Greece has won a "large breathing space" thanks to a new €109bn rescue deal that allows for extending a longer payment period for all government debt due to be repaid before 2020, its finance minister said last night.
"This arrangement will bring significant benefits to the real economy but it doesn't mean we can relax our efforts to implement the current reform programme," Evangelos Venizelos told reporters yesterday.
Mr Venizelos gave few details of the terms of Greece's latest bailout but made it clear that about 90pc of €135bn in debt falling due over the next eight years would be exchanged for 30-year bonds.
He dismissed concerns that Greece was poised for a temporary default as "irrelevant" given the backing of European institutions for the bailout plan.
As part of Thursday's package, the eurozone leaders made detailed provisions for limiting the damage of a temporary default, the first in western Europe for more than 40 years.
Yesterday Carlos Costa, Bank of Portugal governor, said the possibility of a selective default by Portugal was "out of the question" and the country was implementing its bailout terms in a strict manner.
Mr Costa, who is also a European Central Bank Governing Council member, said the decisions taken by eurozone leaders at Thursday's summit offer cause for optimism.
However, doubts remain about whether the plan went far enough to assure not only Greece's debt sustainability but that of Ireland, Portugal and other heavily indebted nations.
The package yielded "more than expected but not enough to make us sleep comfortably", Barclays' economists said.
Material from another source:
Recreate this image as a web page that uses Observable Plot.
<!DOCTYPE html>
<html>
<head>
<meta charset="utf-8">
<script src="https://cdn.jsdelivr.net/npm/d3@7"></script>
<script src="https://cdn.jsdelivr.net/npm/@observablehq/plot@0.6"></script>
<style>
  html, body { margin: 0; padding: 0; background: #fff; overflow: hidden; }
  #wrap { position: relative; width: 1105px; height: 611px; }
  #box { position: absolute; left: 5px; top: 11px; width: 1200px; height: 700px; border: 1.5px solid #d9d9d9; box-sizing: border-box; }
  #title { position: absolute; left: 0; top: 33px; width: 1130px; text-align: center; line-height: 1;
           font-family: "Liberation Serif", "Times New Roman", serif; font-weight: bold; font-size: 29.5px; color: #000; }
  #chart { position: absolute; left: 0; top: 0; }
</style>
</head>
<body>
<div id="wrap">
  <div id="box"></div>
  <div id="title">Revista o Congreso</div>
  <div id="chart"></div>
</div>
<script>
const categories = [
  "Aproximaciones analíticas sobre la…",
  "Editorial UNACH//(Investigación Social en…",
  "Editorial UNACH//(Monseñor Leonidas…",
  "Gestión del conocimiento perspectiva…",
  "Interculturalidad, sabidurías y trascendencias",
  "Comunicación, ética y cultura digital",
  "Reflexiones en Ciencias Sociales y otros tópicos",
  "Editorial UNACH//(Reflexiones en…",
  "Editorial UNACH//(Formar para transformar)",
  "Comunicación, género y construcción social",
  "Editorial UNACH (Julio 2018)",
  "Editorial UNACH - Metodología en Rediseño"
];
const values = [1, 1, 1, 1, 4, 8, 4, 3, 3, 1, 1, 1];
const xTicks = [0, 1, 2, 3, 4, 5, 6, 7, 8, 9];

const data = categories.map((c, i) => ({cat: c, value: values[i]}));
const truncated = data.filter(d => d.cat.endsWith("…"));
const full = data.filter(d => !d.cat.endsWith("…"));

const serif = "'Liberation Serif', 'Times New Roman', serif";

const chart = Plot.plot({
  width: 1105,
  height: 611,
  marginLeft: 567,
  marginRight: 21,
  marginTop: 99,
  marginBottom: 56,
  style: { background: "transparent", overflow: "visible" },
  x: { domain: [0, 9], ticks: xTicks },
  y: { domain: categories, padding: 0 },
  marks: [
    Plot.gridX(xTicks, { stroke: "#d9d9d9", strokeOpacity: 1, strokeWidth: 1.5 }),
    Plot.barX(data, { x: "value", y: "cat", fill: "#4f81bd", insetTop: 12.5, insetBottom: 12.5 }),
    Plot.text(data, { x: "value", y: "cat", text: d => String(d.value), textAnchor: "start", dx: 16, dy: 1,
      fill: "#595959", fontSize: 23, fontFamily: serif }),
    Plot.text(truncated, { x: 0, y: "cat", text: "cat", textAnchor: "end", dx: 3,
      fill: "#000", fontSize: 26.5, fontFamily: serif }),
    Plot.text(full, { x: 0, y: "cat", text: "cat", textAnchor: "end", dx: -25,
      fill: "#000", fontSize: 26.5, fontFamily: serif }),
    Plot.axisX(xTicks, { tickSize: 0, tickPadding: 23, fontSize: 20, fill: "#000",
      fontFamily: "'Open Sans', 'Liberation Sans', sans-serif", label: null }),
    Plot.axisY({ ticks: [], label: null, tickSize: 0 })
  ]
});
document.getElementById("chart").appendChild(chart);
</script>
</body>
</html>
They were disappointed that European leaders did not agree to expand the eurozone rescue fund.
The wider EFSF role is designed to prevent bigger eurozone states such as Spain and Italy from being shut out of markets because of fears of a weaker country defaulting.
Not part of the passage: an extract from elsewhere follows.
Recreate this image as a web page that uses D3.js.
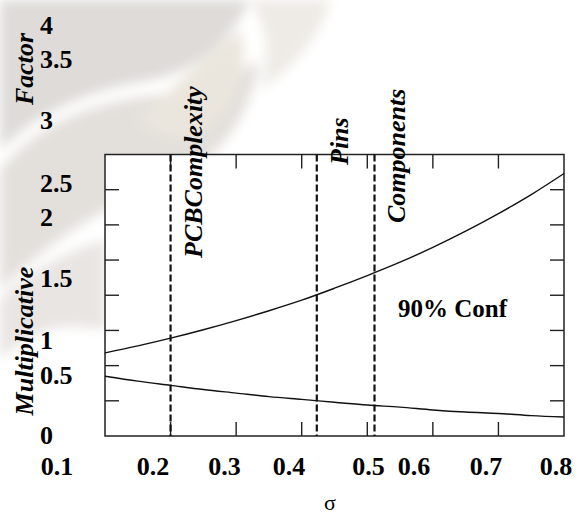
<!DOCTYPE html>
<html>
<head>
<meta charset="utf-8">
<script src="https://cdn.jsdelivr.net/npm/d3@7"></script>
<style>
  body { margin: 0; background: #fff; }
  svg { display: block; }
</style>
</head>
<body>
<script>
// sigma values sampled along the curves
const sigma = [0.1, 0.15, 0.2, 0.25, 0.3, 0.35, 0.4, 0.45, 0.5, 0.55, 0.6, 0.65, 0.7, 0.75, 0.8];
// 90% confidence bounds on the multiplicative factor
const upperBound = [1.18, 1.28, 1.39, 1.51, 1.64, 1.78, 1.93, 2.10, 2.28, 2.47, 2.68, 2.91, 3.16, 3.43, 3.73];
const lowerBound = [0.85, 0.78, 0.72, 0.66, 0.61, 0.56, 0.52, 0.48, 0.44, 0.41, 0.37, 0.34, 0.32, 0.29, 0.27];

// reference lines
const markerNames = ["PCBComplexity", "Pins", "Components"];
const markerSigma = [0.2, 0.423, 0.511];

const xTickValues = [0.2, 0.3, 0.4, 0.5, 0.6, 0.7];
const yTickValues = [0.5, 1, 1.5, 2, 2.5, 3, 3.5];
const xTickLabels = ["0.1", "0.2", "0.3", "0.4", "0.5", "0.6", "0.7", "0.8"];
const yTickLabels = ["0", "0.5", "1", "1.5", "2", "2.5", "3", "3.5", "4"];

const width = 586;
const height = 516;
const plot = { left: 105, right: 564, top: 154.5, bottom: 436 };

const svg = d3.select("body")
  .append("svg")
  .attr("width", width)
  .attr("height", height);

// faded watermark behind the chart
const defs = svg.append("defs");
defs.append("filter")
  .attr("id", "soft")
  .attr("x", "-30%").attr("y", "-30%")
  .attr("width", "160%").attr("height", "160%")
  .append("feGaussianBlur")
  .attr("stdDeviation", 6);

const mark = svg.append("g").attr("filter", "url(#soft)");
mark.append("path")
  .attr("d", "M0,0 L250,0 C230,40 200,70 150,80 C90,90 40,110 0,150 Z")
  .attr("fill", "#dedbd8");
mark.append("path")
  .attr("d", "M0,170 C40,120 100,100 160,95 C200,90 230,80 260,60 C250,110 230,150 180,175 C120,200 60,230 0,290 Z")
  .attr("fill", "#e3e0dc");
mark.append("path")
  .attr("d", "M140,120 C170,90 200,60 240,30 C250,60 240,100 205,130 C190,140 160,140 140,120 Z")
  .attr("fill", "#ebe6dd");
mark.append("path")
  .attr("d", "M0,300 C30,270 70,250 105,240 L105,330 C60,320 30,330 0,360 Z")
  .attr("fill", "#e8e5e2");
mark.append("path")
  .attr("d", "M250,0 L330,0 C320,40 290,70 260,90 C270,60 270,30 250,0 Z")
  .attr("fill", "#eeebe6");

const x = d3.scaleLinear().domain([0.1, 0.8]).range([plot.left, plot.right]);
const y = d3.scaleLinear().domain([0, 4]).range([plot.bottom, plot.top]);

// plot area
svg.append("rect")
  .attr("x", plot.left)
  .attr("y", plot.top)
  .attr("width", plot.right - plot.left)
  .attr("height", plot.bottom - plot.top)
  .attr("fill", "#fff")
  .attr("stroke", "#222")
  .attr("stroke-width", 1.5);

const tickLen = 14;
const ticks = svg.append("g").attr("stroke", "#222").attr("stroke-width", 1.4);
xTickValues.forEach((v) => {
  ticks.append("line")
    .attr("x1", x(v)).attr("x2", x(v))
    .attr("y1", plot.bottom).attr("y2", plot.bottom - tickLen);
  ticks.append("line")
    .attr("x1", x(v)).attr("x2", x(v))
    .attr("y1", plot.top).attr("y2", plot.top + tickLen);
});
yTickValues.forEach((v) => {
  ticks.append("line")
    .attr("x1", plot.left).attr("x2", plot.left + tickLen)
    .attr("y1", y(v)).attr("y2", y(v));
  ticks.append("line")
    .attr("x1", plot.right).attr("x2", plot.right - tickLen)
    .attr("y1", y(v)).attr("y2", y(v));
});

// dashed reference lines
svg.append("g")
  .selectAll("line")
  .data(markerSigma)
  .join("line")
  .attr("x1", (d) => x(d))
  .attr("x2", (d) => x(d))
  .attr("y1", plot.top)
  .attr("y2", plot.bottom)
  .attr("stroke", "#111")
  .attr("stroke-width", 2.2)
  .attr("stroke-dasharray", "7,3");

// bound curves
const line = d3.line()
  .x((d) => x(d[0]))
  .y((d) => y(d[1]))
  .curve(d3.curveMonotoneX);

[upperBound, lowerBound].forEach((series) => {
  svg.append("path")
    .datum(sigma.map((s, i) => [s, series[i]]))
    .attr("d", line)
    .attr("fill", "none")
    .attr("stroke", "#111")
    .attr("stroke-width", 1.4);
});

const serif = "'Liberation Serif', 'Times New Roman', serif";

// tick labels (placed where the original figure has them)
const xLabelPos = d3.scaleLinear()
  .domain([0.1, 0.2, 0.3, 0.4, 0.5, 0.6, 0.7, 0.8])
  .range([57, 153, 224.5, 289, 368.5, 414, 486, 556]);
const yLabelPos = d3.scaleLinear()
  .domain([0, 0.5, 1, 1.5, 2, 2.5, 3, 3.5, 4])
  .range([444, 384, 349, 287, 226, 192, 129, 68, 34]);

svg.append("g")
  .selectAll("text")
  .data(xTickLabels)
  .join("text")
  .attr("x", (d) => xLabelPos(+d))
  .attr("y", 475)
  .attr("text-anchor", "middle")
  .attr("font-family", serif)
  .attr("font-weight", "bold")
  .attr("font-size", 26)
  .text((d) => d);

svg.append("g")
  .selectAll("text")
  .data(yTickLabels)
  .join("text")
  .attr("x", 40)
  .attr("y", (d) => yLabelPos(+d))
  .attr("font-family", serif)
  .attr("font-weight", "bold")
  .attr("font-size", 26)
  .text((d) => d);

// axis titles
const yTitle = [["Factor", 69], ["Multiplicative", 341]];
yTitle.forEach(([t, cy]) => {
  svg.append("text")
    .attr("transform", `translate(33,${cy}) rotate(-90)`)
    .attr("text-anchor", "middle")
    .attr("font-family", serif)
    .attr("font-weight", "bold")
    .attr("font-style", "italic")
    .attr("font-size", 26)
    .text(t);
});

svg.append("text")
  .attr("x", 330)
  .attr("y", 510)
  .attr("text-anchor", "middle")
  .attr("font-family", serif)
  .attr("font-size", 22)
  .text("σ");

// rotated labels next to the dashed lines
const markerLabelBase = [258, 165, 223];
markerNames.forEach((name, i) => {
  svg.append("text")
    .attr("transform", `translate(${x(markerSigma[i]) + 31},${markerLabelBase[i]}) rotate(-90)`)
    .attr("font-family", serif)
    .attr("font-weight", "bold")
    .attr("font-style", "italic")
    .attr("font-size", 26)
    .text(name);
});

svg.append("text")
  .attr("x", 398)
  .attr("y", 317)
  .attr("font-family", serif)
  .attr("font-weight", "bold")
  .attr("font-size", 25)
  .text("90% Conf");
</script>
</body>
</html>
German Chancellor Angela Merkel defended the agreement. "I want Europe to come out of the crisis stronger than it went in," she said. "It is our historic task to protect the euro. Europe without the euro is unthinkable."
French President Nicolas Sarkozy said the measures would reduce Greece's debt by 24 percentage points of gross domestic product from about 150pc.
However, that still leaves a colossal debt for an economy deep in recession with no recourse to a competitive devaluation.
In Brussels, European officials welcomed the agreement as a decisive response to the crisis. Yet they struggled to explain many of its components.